**Goal of the exercise**
Without the pictures, repeat the listing character for character.

**Supplied data**
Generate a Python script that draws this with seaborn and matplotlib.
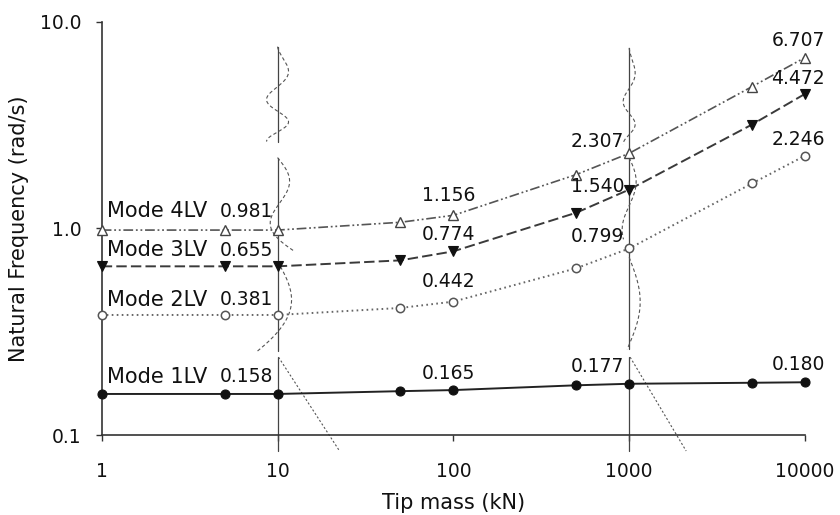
import numpy as np
import pandas as pd
import matplotlib
matplotlib.use("Agg")
import matplotlib.pyplot as plt
import seaborn as sns

# ---------------- data ----------------
tip_mass = [1, 5, 10, 50, 100, 500, 1000, 5000, 10000]
mode_1lv = [0.158, 0.158, 0.158, 0.163, 0.165, 0.174, 0.177, 0.179, 0.180]
mode_2lv = [0.381, 0.381, 0.381, 0.412, 0.442, 0.641, 0.799, 1.65, 2.246]
mode_3lv = [0.655, 0.655, 0.655, 0.700, 0.774, 1.19, 1.540, 3.18, 4.472]
mode_4lv = [0.981, 0.981, 0.981, 1.07, 1.156, 1.82, 2.307, 4.85, 6.707]
mode_names = ["Mode 1LV", "Mode 2LV", "Mode 3LV", "Mode 4LV"]
labelled_mass = [10, 100, 1000, 10000]
x_ticks = [1, 10, 100, 1000, 10000]
x_tick_labels = ["1", "10", "100", "1000", "10000"]
y_ticks = [0.1, 1.0, 10.0]
y_tick_labels = ["0.1", "1.0", "10.0"]
x_label = "Tip mass (kN)"
y_label = "Natural Frequency (rad/s)"

# ---------------- style ----------------
sns.set_style("white")
plt.rcParams["font.family"] = ["DejaVu Sans"]
plt.rcParams["lines.scale_dashes"] = False

FS_TICK = 13.5
FS_LABEL = 15
FS_ANN = 13.5
FS_MODE = 15

fig = plt.figure(figsize=(8.4, 5.15), dpi=100)
ax = fig.add_axes([0.1211, 0.1553, 0.8372, 0.8026])
ax.set_xscale("log")
ax.set_yscale("log")
ax.set_xlim(1, 10000)
ax.set_ylim(0.1, 10)

# ---------------- mode-shape sketches (decoration) ----------------
pos = ax.get_position()
px_per_xdec = pos.width * 840 / 4.0


def sketch(anchor, y_top, y_bot, offset_fn, dash=(2.5, 1.8)):
    t = np.linspace(0, 1, 200)
    ly = np.log10(y_top) + (np.log10(y_bot) - np.log10(y_top)) * t
    xs = anchor * 10 ** (offset_fn(t) / px_per_xdec)
    ax.plot(xs, 10 ** ly, color="#555555", lw=0.8, ls=(0, dash),
            clip_on=False, zorder=1)


def vline(anchor, y_top, y_bot):
    ax.plot([anchor, anchor], [y_top, y_bot], color="#444444", lw=0.9,
            clip_on=False, zorder=1)


for a, yt, yb in [(10, 7.57, 2.63), (10, 2.20, 0.255), (10, 0.238, 0.0837),
                  (1000, 7.47, 0.26), (1000, 0.238, 0.0837)]:
    vline(a, yt, yb)

sketch(10, 7.57, 2.63, lambda t: 11 * np.sin(3.5 * np.pi * t ** 1.45))
sketch(10, 2.20, 0.774, lambda t: 12 * np.sin(2 * np.pi * t) + 17 * t ** 4)
sketch(10, 0.693, 0.255, lambda t: 16 * np.sin(np.pi * t) - 20 * t ** 3)
sketch(10, 0.238, 0.0837, lambda t: 1 + 61 * t, dash=(1.5, 1.5))
sketch(1000, 7.47, 2.55, lambda t: 6 * np.sin(3.5 * np.pi * t ** 1.45))
sketch(1000, 2.20, 0.885, lambda t: 7 * np.sin(1.7 * np.pi * t))
sketch(1000, 0.724, 0.26, lambda t: 12 * np.sin(np.pi * t) - 2 * t)
sketch(1000, 0.238, 0.0837, lambda t: 1 + 56 * t, dash=(1.5, 1.5))

# ---------------- series ----------------
series = [mode_1lv, mode_2lv, mode_3lv, mode_4lv]
styles = [
    dict(color="#222222", ls="-", lw=1.4, marker="o", markersize=6.5,
         markerfacecolor="#111111", markeredgecolor="#111111", markeredgewidth=0.8),
    dict(color="#666666", ls=(0, (1.2, 2.4)), lw=1.4, marker="o", markersize=6,
         markerfacecolor="white", markeredgecolor="#555555", markeredgewidth=1.1),
    dict(color="#3a3a3a", ls=(0, (7.5, 3)), lw=1.4, marker="v", markersize=7.5,
         markerfacecolor="#111111", markeredgecolor="#111111", markeredgewidth=0.8),
    dict(color="#555555", ls=(0, (7, 2, 1.3, 2, 1.3, 2)), lw=1.2, marker="^",
         markersize=7.5, markerfacecolor="white", markeredgecolor="#444444",
         markeredgewidth=1.0),
]
for vals, st in zip(series, styles):
    sns.lineplot(x=tip_mass, y=vals, ax=ax, errorbar=None, zorder=3,
                 clip_on=False, **st)

# ---------------- annotations ----------------
PX = 0.72  # px -> pt
mode_dy = [17, 15, 16, 19]
value_offsets = {
    10: [(-4, 17, "right"), (-4, 15, "right"), (-4, 16, "right"), (-4, 19, "right")],
    100: [(-5, 17, "center"), (-5, 20, "center"), (-5, 17, "center"), (-5, 20, "center")],
    1000: [(-5, 17, "right"), (-5, 12, "right"), (-5, 3, "right"), (-5, 12, "right")],
    10000: [(-7, 18, "center"), (-7, 16, "center"), (-7, 15, "center"), (-7, 17, "center")],
}
for i, (name, vals) in enumerate(zip(mode_names, series)):
    ax.annotate(name, xy=(tip_mass[0], vals[0]), xytext=(5 * PX, mode_dy[i] * PX),
                textcoords="offset points", ha="left", va="center",
                fontsize=FS_MODE, color="#111111", zorder=5)
    for m in labelled_mass:
        v = vals[tip_mass.index(m)]
        dx, dy, ha = value_offsets[m][i]
        ax.annotate(f"{v:.3f}", xy=(m, v), xytext=(dx * PX, dy * PX),
                    textcoords="offset points", ha=ha, va="center",
                    fontsize=FS_ANN, color="#111111", zorder=5)

# ---------------- axes ----------------
ax.set_xticks(x_ticks)
ax.set_xticklabels(x_tick_labels)
ax.set_yticks(y_ticks)
ax.set_yticklabels(y_tick_labels)
ax.minorticks_off()
ax.tick_params(axis="x", direction="out", length=4.3, width=1.0, color="#333333",
               pad=15, labelsize=FS_TICK, labelcolor="#111111", bottom=True)
ax.tick_params(axis="y", direction="out", length=4.3, width=1.0, color="#333333",
               pad=10, labelsize=FS_TICK, labelcolor="#111111", left=True)
for side in ["top", "right"]:
    ax.spines[side].set_visible(False)
for side in ["left", "bottom"]:
    ax.spines[side].set_color("#333333")
    ax.spines[side].set_linewidth(1.2)
ax.set_xlabel(x_label, fontsize=FS_LABEL, color="#111111")
ax.set_ylabel(y_label, fontsize=FS_LABEL, color="#111111")
ax.xaxis.set_label_coords(0.5, -0.140)
ax.yaxis.set_label_coords(-0.103, 0.5)

fig.savefig("out.png", dpi=100)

**Answer to the task**
Generate a Python script that draws this with seaborn and matplotlib.
import numpy as np
import pandas as pd
import matplotlib
matplotlib.use("Agg")
import matplotlib.pyplot as plt
import seaborn as sns

# ---------------- data ----------------
tip_mass = [1, 5, 10, 50, 100, 500, 1000, 5000, 10000]
mode_1lv = [0.158, 0.158, 0.158, 0.163, 0.165, 0.174, 0.177, 0.179, 0.180]
mode_2lv = [0.381, 0.381, 0.381, 0.412, 0.442, 0.641, 0.799, 1.65, 2.246]
mode_3lv = [0.655, 0.655, 0.655, 0.700, 0.774, 1.19, 1.540, 3.18, 4.472]
mode_4lv = [0.981, 0.981, 0.981, 1.07, 1.156, 1.82, 2.307, 4.85, 6.707]
mode_names = ["Mode 1LV", "Mode 2LV", "Mode 3LV", "Mode 4LV"]
labelled_mass = [10, 100, 1000, 10000]
x_ticks = [1, 10, 100, 1000, 10000]
x_tick_labels = ["1", "10", "100", "1000", "10000"]
y_ticks = [0.1, 1.0, 10.0]
y_tick_labels = ["0.1", "1.0", "10.0"]
x_label = "Tip mass (kN)"
y_label = "Natural Frequency (rad/s)"

# ---------------- style ----------------
sns.set_style("white")
plt.rcParams["font.family"] = ["DejaVu Sans"]
plt.rcParams["lines.scale_dashes"] = False

FS_TICK = 13.5
FS_LABEL = 15
FS_ANN = 13.5
FS_MODE = 15

fig = plt.figure(figsize=(8.4, 5.15), dpi=100)
ax = fig.add_axes([0.1211, 0.1553, 0.8372, 0.8026])
ax.set_xscale("log")
ax.set_yscale("log")
ax.set_xlim(1, 10000)
ax.set_ylim(0.1, 10)

# ---------------- mode-shape sketches (decoration) ----------------
pos = ax.get_position()
px_per_xdec = pos.width * 840 / 4.0


def sketch(anchor, y_top, y_bot, offset_fn, dash=(2.5, 1.8)):
    t = np.linspace(0, 1, 200)
    ly = np.log10(y_top) + (np.log10(y_bot) - np.log10(y_top)) * t
    xs = anchor * 10 ** (offset_fn(t) / px_per_xdec)
    ax.plot(xs, 10 ** ly, color="#555555", lw=0.8, ls=(0, dash),
            clip_on=False, zorder=1)


def vline(anchor, y_top, y_bot):
    ax.plot([anchor, anchor], [y_top, y_bot], color="#444444", lw=0.9,
            clip_on=False, zorder=1)


for a, yt, yb in [(10, 7.57, 2.63), (10, 2.20, 0.255), (10, 0.238, 0.0837),
                  (1000, 7.47, 0.26), (1000, 0.238, 0.0837)]:
    vline(a, yt, yb)

sketch(10, 7.57, 2.63, lambda t: 11 * np.sin(3.5 * np.pi * t ** 1.45))
sketch(10, 2.20, 0.774, lambda t: 12 * np.sin(2 * np.pi * t) + 17 * t ** 4)
sketch(10, 0.693, 0.255, lambda t: 16 * np.sin(np.pi * t) - 20 * t ** 3)
sketch(10, 0.238, 0.0837, lambda t: 1 + 61 * t, dash=(1.5, 1.5))
sketch(1000, 7.47, 2.55, lambda t: 6 * np.sin(3.5 * np.pi * t ** 1.45))
sketch(1000, 2.20, 0.885, lambda t: 7 * np.sin(1.7 * np.pi * t))
sketch(1000, 0.724, 0.26, lambda t: 12 * np.sin(np.pi * t) - 2 * t)
sketch(1000, 0.238, 0.0837, lambda t: 1 + 56 * t, dash=(1.5, 1.5))

# ---------------- series ----------------
series = [mode_1lv, mode_2lv, mode_3lv, mode_4lv]
styles = [
    dict(color="#222222", ls="-", lw=1.4, marker="o", markersize=6.5,
         markerfacecolor="#111111", markeredgecolor="#111111", markeredgewidth=0.8),
    dict(color="#666666", ls=(0, (1.2, 2.4)), lw=1.4, marker="o", markersize=6,
         markerfacecolor="white", markeredgecolor="#555555", markeredgewidth=1.1),
    dict(color="#3a3a3a", ls=(0, (7.5, 3)), lw=1.4, marker="v", markersize=7.5,
         markerfacecolor="#111111", markeredgecolor="#111111", markeredgewidth=0.8),
    dict(color="#555555", ls=(0, (7, 2, 1.3, 2, 1.3, 2)), lw=1.2, marker="^",
         markersize=7.5, markerfacecolor="white", markeredgecolor="#444444",
         markeredgewidth=1.0),
]
for vals, st in zip(series, styles):
    sns.lineplot(x=tip_mass, y=vals, ax=ax, errorbar=None, zorder=3,
                 clip_on=False, **st)

# ---------------- annotations ----------------
PX = 0.72  # px -> pt
mode_dy = [17, 15, 16, 19]
value_offsets = {
    10: [(-4, 17, "right"), (-4, 15, "right"), (-4, 16, "right"), (-4, 19, "right")],
    100: [(-5, 17, "center"), (-5, 20, "center"), (-5, 17, "center"), (-5, 20, "center")],
    1000: [(-5, 17, "right"), (-5, 12, "right"), (-5, 3, "right"), (-5, 12, "right")],
    10000: [(-7, 18, "center"), (-7, 16, "center"), (-7, 15, "center"), (-7, 17, "center")],
}
for i, (name, vals) in enumerate(zip(mode_names, series)):
    ax.annotate(name, xy=(tip_mass[0], vals[0]), xytext=(5 * PX, mode_dy[i] * PX),
                textcoords="offset points", ha="left", va="center",
                fontsize=FS_MODE, color="#111111", zorder=5)
    for m in labelled_mass:
        v = vals[tip_mass.index(m)]
        dx, dy, ha = value_offsets[m][i]
        ax.annotate(f"{v:.3f}", xy=(m, v), xytext=(dx * PX, dy * PX),
                    textcoords="offset points", ha=ha, va="center",
                    fontsize=FS_ANN, color="#111111", zorder=5)

# ---------------- axes ----------------
ax.set_xticks(x_ticks)
ax.set_xticklabels(x_tick_labels)
ax.set_yticks(y_ticks)
ax.set_yticklabels(y_tick_labels)
ax.minorticks_off()
ax.tick_params(axis="x", direction="out", length=4.3, width=1.0, color="#333333",
               pad=15, labelsize=FS_TICK, labelcolor="#111111", bottom=True)
ax.tick_params(axis="y", direction="out", length=4.3, width=1.0, color="#333333",
               pad=10, labelsize=FS_TICK, labelcolor="#111111", left=True)
for side in ["top", "right"]:
    ax.spines[side].set_visible(False)
for side in ["left", "bottom"]:
    ax.spines[side].set_color("#333333")
    ax.spines[side].set_linewidth(1.2)
ax.set_xlabel(x_label, fontsize=FS_LABEL, color="#111111")
ax.set_ylabel(y_label, fontsize=FS_LABEL, color="#111111")
ax.xaxis.set_label_coords(0.5, -0.140)
ax.yaxis.set_label_coords(-0.103, 0.5)

fig.savefig("out.png", dpi=100)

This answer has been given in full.